First pictures from Kuwait this morning. I woke up from dreams of Kuwait, a wrecked but liberated Kuwait, to turn on the TV first thing, still scratchy-eyed, and see Bob McKeowen of CBS news filming live from the Fahaheel expressway and interviewing jubilent Kuwaitis who had finally come out, free, to welcome the Allies.

My dreams had been: one, of a view from the bedroom window of my Sha'ab flat down onto the street below, shiny black and slick with oil; the other, of a strange wrecked Kuwait, with stormy seas, as though the seas had torn up the coastline.

Funny: the rain over Baghdad is turning that city black and oily as it washes down some of the tons of ozone-destroying oily smoke from the estimated 500 well fires set by Saddam. Also, a night view of someplace in Kuwait, someplace familiar-maybe Salmiya-taken by news crews as they entered last night presumably, showed the sidewalk looking black and oily.

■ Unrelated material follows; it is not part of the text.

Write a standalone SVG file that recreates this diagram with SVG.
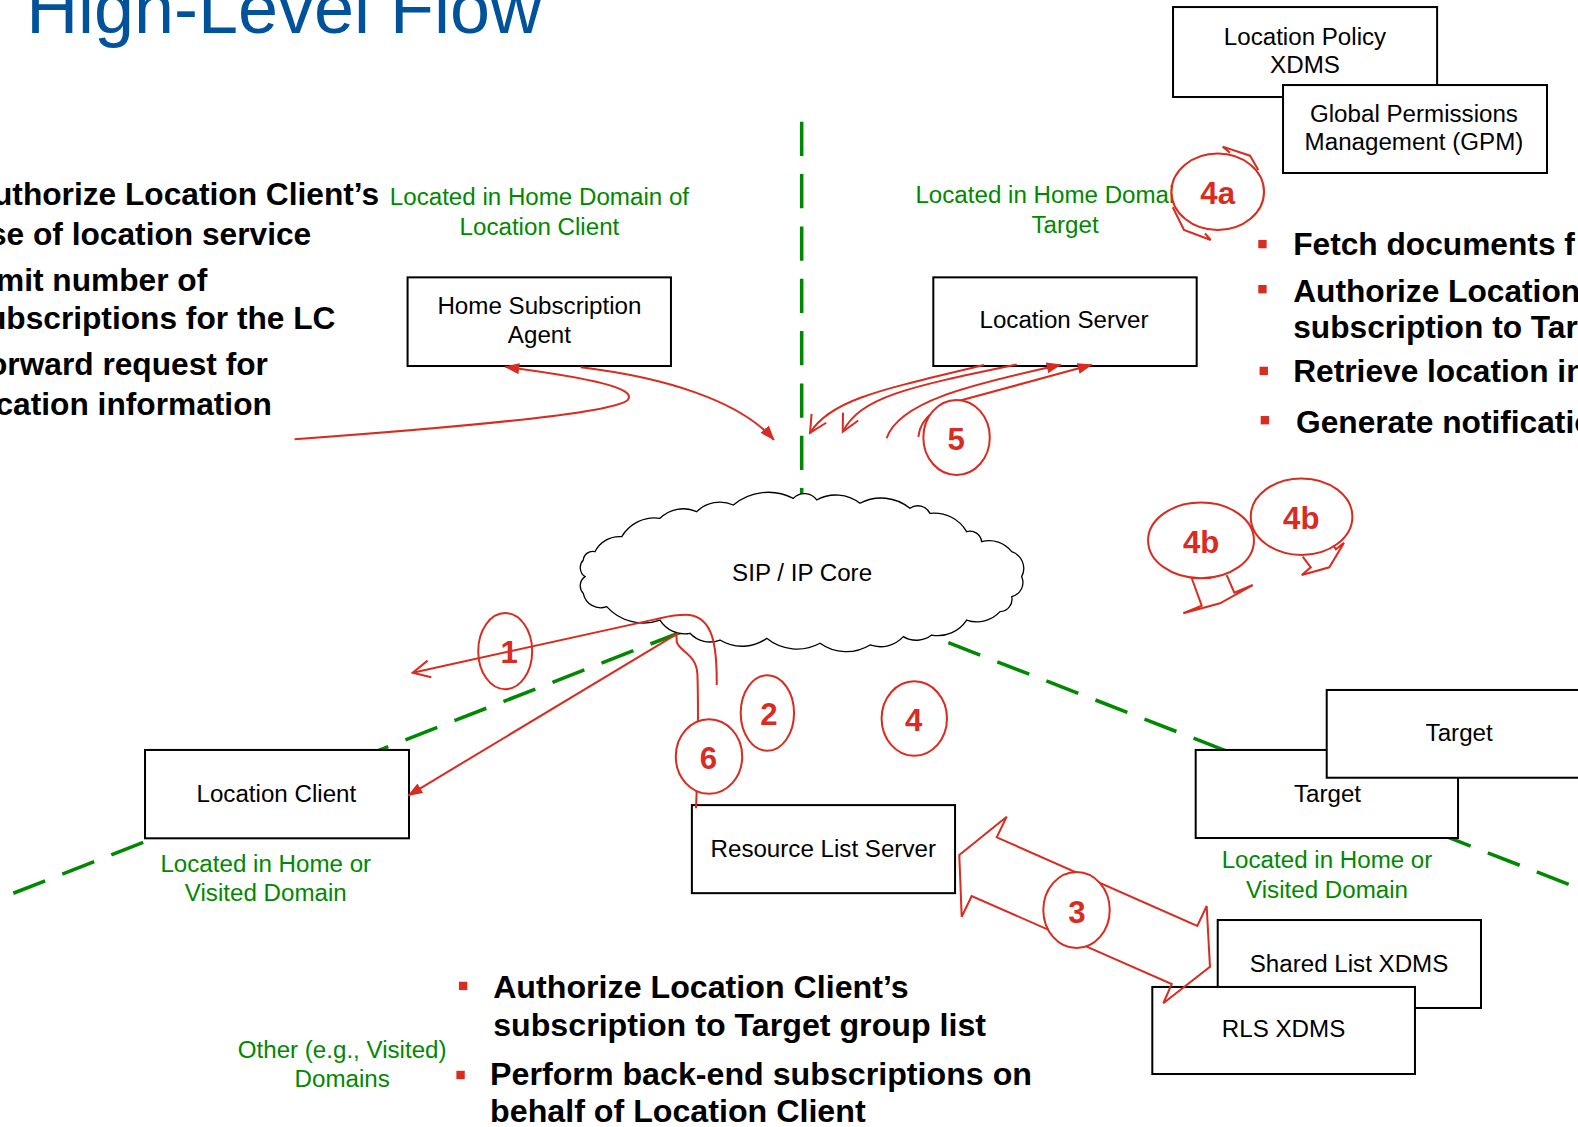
<svg xmlns="http://www.w3.org/2000/svg" width="1578" height="1127" viewBox="0 0 1578 1127">
<defs>
<style>
.box{fill:#fff;stroke:#000;stroke-width:2}
.nt{font-family:"Liberation Sans",Arial,sans-serif;font-size:24px;fill:#000;text-anchor:middle}
.gt{font-family:"Liberation Sans",Arial,sans-serif;font-size:24px;fill:#008800;text-anchor:middle}
.bt{font-family:"Liberation Sans",Arial,sans-serif;font-size:31.5px;font-weight:bold;fill:#000}
.bb{font-family:"Liberation Sans",Arial,sans-serif;font-size:32px;font-weight:bold;fill:#000}
.num{font-family:"Liberation Sans",Arial,sans-serif;font-size:31px;font-weight:bold;fill:#D92B1F;text-anchor:middle}
.red{fill:none;stroke:#D92B1F;stroke-width:2}
.ring{fill:#fff;stroke:#D92B1F;stroke-width:2}
.dash{fill:none;stroke:#008800;stroke-width:3.5;stroke-dasharray:34 18}
.bul{fill:#D92B1F}
.cloud{fill:#fff;stroke:#000;stroke-width:1.3}
</style>
<marker id="af" viewBox="0 0 15 11" refX="14" refY="5.5" markerWidth="15" markerHeight="11" markerUnits="userSpaceOnUse" orient="auto"><path d="M0,0 L15,5.5 L0,11 Z" fill="#D92B1F"/></marker>
<marker id="av" viewBox="0 0 20 20" refX="18" refY="10" markerWidth="20" markerHeight="20" markerUnits="userSpaceOnUse" orient="auto"><path d="M1,1.5 L18,10 L1,18.5" fill="none" stroke="#D92B1F" stroke-width="2"/></marker>
</defs>
<rect x="0" y="0" width="1578" height="1127" fill="#fff"/>
<g transform="scale(1.00638)">
<text x="26" y="33" font-family="'Liberation Sans',Arial,sans-serif" font-size="71.5" fill="#00529B">High-Level Flow</text>

<g id="domain-boundaries">
<line class="dash" x1="796.6" y1="121" x2="796.6" y2="500"/>
<line class="dash" x1="13.2" y1="887.6" x2="682" y2="626" style="stroke-dasharray:34 18.3"/>
<line class="dash" x1="942.3" y1="638.6" x2="1562" y2="880" style="stroke-dasharray:34 18.3"/>
</g>

<g id="sip-ip-core">
<path class="cloud" d="M655.8,515 A33,33 0 0 1 692.3,508.4 A33,33 0 0 1 728.7,501.8 A54,54 0 0 1 788.3,495.2 A15,15 0 0 1 811.5,496.8 A39,39 0 0 1 854.5,500.1 A45,45 0 0 1 904.2,505.1 A13.5,13.5 0 0 1 924.1,510.1 A37,37 0 0 1 960.5,528.3 A11.6,11.6 0 0 1 975.4,538.2 A28,28 0 0 1 1005.3,548.2 A17.5,17.5 0 0 1 1015.2,573 A14.5,14.5 0 0 1 1005.3,592.9 A12.3,12.3 0 0 1 993.7,607.8 A31,31 0 0 1 960.5,616.1 A34,34 0 0 1 925.8,631 A25,25 0 0 1 897.6,632.6 A31,31 0 0 1 864.5,640.9 A45,45 0 0 1 814.8,639.2 A48,48 0 0 1 761.8,634.3 A42,42 0 0 1 715.4,636 A27,27 0 0 1 685.6,629.3 A29,29 0 0 1 655.8,616.1 A49,49 0 0 1 602.8,602.8 A17.5,17.5 0 0 1 579.6,589.6 A11,11 0 0 1 581.3,573 A11,11 0 0 1 579.6,556.4 A9.3,9.3 0 0 1 591.2,548.2 A27,27 0 0 1 617.8,533.3 A38,38 0 0 1 655.8,515 Z"/>
<text class="nt" x="797" y="577">SIP / IP Core</text>
</g>

<g id="location-policy-xdms"><rect class="box" x="1165.6" y="7" width="262.4" height="89.4"/><text class="nt" x="1296.7" y="44.7">Location Policy</text><text class="nt" x="1296.7" y="72.9">XDMS</text></g>
<g id="gpm"><rect class="box" x="1274.9" y="84.5" width="262.3" height="87.4"/><text class="nt" x="1405" y="120.9">Global Permissions</text><text class="nt" x="1405" y="149">Management (GPM)</text></g>
<g id="home-subscription-agent"><rect class="box" x="405" y="275.6" width="261.7" height="88.1"/><text class="nt" x="536" y="312">Home Subscription</text><text class="nt" x="536" y="340.5">Agent</text></g>
<g id="location-server"><rect class="box" x="927.4" y="275.6" width="261.7" height="88.1"/><text class="nt" x="1057.3" y="326.2">Location Server</text></g>
<g id="location-client"><rect class="box" x="144.1" y="745.2" width="262.3" height="87.8"/><text class="nt" x="274.6" y="796.6">Location Client</text></g>
<g id="resource-list-server"><rect class="box" x="687.5" y="800" width="261.5" height="87.5"/><text class="nt" x="818" y="852">Resource List Server</text></g>
<g id="target-1"><rect class="box" x="1188.1" y="745.2" width="260.7" height="87.5"/><text class="nt" x="1319.1" y="796.6">Target</text></g>
<g id="target-2"><rect class="box" x="1318.3" y="685.6" width="270" height="87.2"/><text class="nt" x="1449.9" y="736.3">Target</text></g>
<g id="shared-list-xdms"><rect class="box" x="1210" y="914.2" width="261.6" height="87.4"/><text class="nt" x="1340.5" y="965.8">Shared List XDMS</text></g>
<g id="rls-xdms"><rect class="box" x="1145" y="980.7" width="261" height="86.5"/><text class="nt" x="1275.4" y="1030.4">RLS XDMS</text></g>

<g id="domain-labels">
<text class="gt" x="536" y="203.7">Located in Home Domain of</text>
<text class="gt" x="536" y="233.5">Location Client</text>
<text class="gt" x="1058.3" y="202">Located in Home Domain of</text>
<text class="gt" x="1058.3" y="231.2">Target</text>
<text class="gt" x="264.1" y="866.2">Located in Home or</text>
<text class="gt" x="264.1" y="895">Visited Domain</text>
<text class="gt" x="1318.6" y="862.8">Located in Home or</text>
<text class="gt" x="1318.6" y="892.6">Visited Domain</text>
<text class="gt" x="340" y="1051.6">Other (e.g., Visited)</text>
<text class="gt" x="340" y="1080">Domains</text>
</g>

<g id="connectors">
<path class="red" d="M292.7,436.5 C450,425 612,411 624,397 C632,386 590,376 502,364.5" marker-end="url(#af)"/>
<path class="red" d="M577,365 C660,375 735,398 769,437" marker-end="url(#af)"/>
<path class="red" d="M977.8,362.7 C874,387.5 824.7,397.5 804.9,430.2" marker-end="url(#av)"/>
<path class="red" d="M1010.3,362.2 C900,385 855,395 837.4,429" marker-end="url(#av)"/>
<path class="red" d="M881,435.5 C893,400 960,383 1054,362.5" marker-end="url(#af)"/>
<path class="red" d="M912.5,434 C915,412 935,403 956,397.5 L1084.8,362.5" marker-end="url(#af)"/>
<path class="red" d="M712.2,680.7 C712.5,640 708,614 685,611 C670,610.5 662,613 652,615.2 L410.1,668.4" marker-end="url(#av)"/>
<path class="red" d="M674,629 L405.7,790.5" marker-end="url(#af)"/>
<path class="red" d="M691.6,803.2 L692.5,780 C693.5,740 694,700 693,670 C692,650 676,648 672.5,638 L672,629"/>
<polygon class="red" points="953.2,849.6 1000.3,811.5 990.4,832 1189.7,920.1 1199,900.3 1202.3,960.6 1155.9,996.9 1164.3,977.8 965.5,890.3 955.6,910.9"/>
</g>

<g id="step-1"><ellipse cx="502" cy="647" rx="26.8" ry="37.8" fill="none" stroke="#D92B1F" stroke-width="2"/><text class="num" x="506" y="659">1</text></g>
<g id="step-2"><ellipse class="ring" cx="762.5" cy="708.5" rx="26.5" ry="37.5"/><text class="num" x="764" y="720.5">2</text></g>
<g id="step-6"><ellipse class="ring" cx="704.5" cy="751.7" rx="33" ry="37"/><text class="num" x="704" y="764">6</text></g>
<g id="step-4"><ellipse class="ring" cx="908.5" cy="714" rx="32.5" ry="37"/><text class="num" x="908" y="726">4</text></g>
<g id="step-5"><ellipse class="ring" cx="950.5" cy="434.7" rx="33" ry="37.3"/><text class="num" x="950" y="447.5">5</text></g>
<g id="step-3"><ellipse class="ring" cx="1069.7" cy="904.2" rx="33" ry="37.8"/><text class="num" x="1070" y="917">3</text></g>
<g id="step-4a">
<polyline class="red" points="1250.3,168.9 1242.1,154.7 1214.9,145.7 1222.2,151.7"/>
<polyline class="red" points="1165.3,206 1176.5,228.5 1203,238.5 1197.3,231.8"/>
<ellipse class="ring" cx="1210" cy="190.5" rx="46" ry="38"/><text class="num" x="1210" y="202.5">4a</text></g>
<g id="step-4b-1">
<polyline class="red" points="1184.2,574.6 1194.1,601.9 1175.8,609.4 1212.3,599.5 1244.8,581.3 1226.5,588.9 1218.9,571.4"/>
<ellipse class="ring" cx="1193.4" cy="537" rx="52.6" ry="37.6"/><text class="num" x="1193.5" y="549.5">4b</text></g>
<g id="step-4b-2">
<polyline class="red" points="1294.4,553.2 1302.4,563.7 1293.5,571.4 1320.9,563.7 1335.5,539.3 1327.5,545.8 1324.9,541.9"/>
<ellipse class="ring" cx="1293.3" cy="513.4" rx="50.5" ry="38"/><text class="num" x="1293" y="526">4b</text></g>

<g id="hsa-notes">
<text class="bt" x="-7" y="204">uthorize Location Client’s</text>
<text class="bt" x="-11" y="243.5">se of location service</text>
<text class="bt" x="-4" y="289.5">mit number of</text>
<text class="bt" x="-13" y="326.5">ubscriptions for the LC</text>
<text class="bt" x="-12" y="372.5">orward request for</text>
<text class="bt" x="-4.5" y="412">cation information</text>
</g>

<g id="ls-notes">
<rect class="bul" x="1250.3" y="238.4" width="8.3" height="8.3"/>
<rect class="bul" x="1250.3" y="283.2" width="8.3" height="8.3"/>
<rect class="bul" x="1251.6" y="364.4" width="8.3" height="8.3"/>
<rect class="bul" x="1252.7" y="413.4" width="8.3" height="8.3"/>
<text class="bt" x="1285" y="253.4">Fetch documents f</text>
<text class="bt" x="1285" y="299.8">Authorize Location</text>
<text class="bt" x="1285" y="336.2">subscription to Tar</text>
<text class="bt" x="1285" y="379.3">Retrieve location in</text>
<text class="bt" x="1287.8" y="430.6">Generate notificatio</text>
</g>

<g id="rls-notes">
<rect class="bul" x="456" y="975.5" width="8.3" height="8.3"/>
<rect class="bul" x="453.5" y="1064" width="8.3" height="8.3"/>
<text class="bb" x="490" y="991.5">Authorize Location Client’s</text>
<text class="bb" x="490" y="1029">subscription to Target group list</text>
<text class="bb" x="487" y="1078">Perform back-end subscriptions on</text>
<text class="bb" x="487" y="1114.5">behalf of Location Client</text>
</g>
</g>
</svg>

Were my dreams premonitions? Throughout the war I dreamed of violence and the night of Kuwait's liberation I dreamed that it is free.

How strange to see the familiar sights of Kuwait on American TV. I saw the waterfront by the American Embassy, that pier I passed every day going to work. Later, an interview with the Kuwait Towers in the background. And of course on the expressway bridges, those goofy cheerful paintings of huge sea waves and palm branches.

Tonight I heard the Kuwait National Anthem on TV here in America. I never thought that would happen-never foresaw that. And some Kuwaitis sang "Watani Kuwait dadadadada, Majdi!"
Al humdulailah!


A while ago, before the start of the ground war, I had an unusual dream. Kathleen and I were running from Iraqi soldiers and ran up the stairs of a building similar to my apartment building in Sha'ab. On the roof, the Iraqis trapped us and we knew we were doomed. A soldier put a gun to my head and shot. I felt the bullet go under my skull and into my brain, as if in slow motion. I felt it, although it didn't hurt. And then, in the dream, I began to die. I faded out.

I don't know what woke me up, but I've never had a dream before in which I actually died.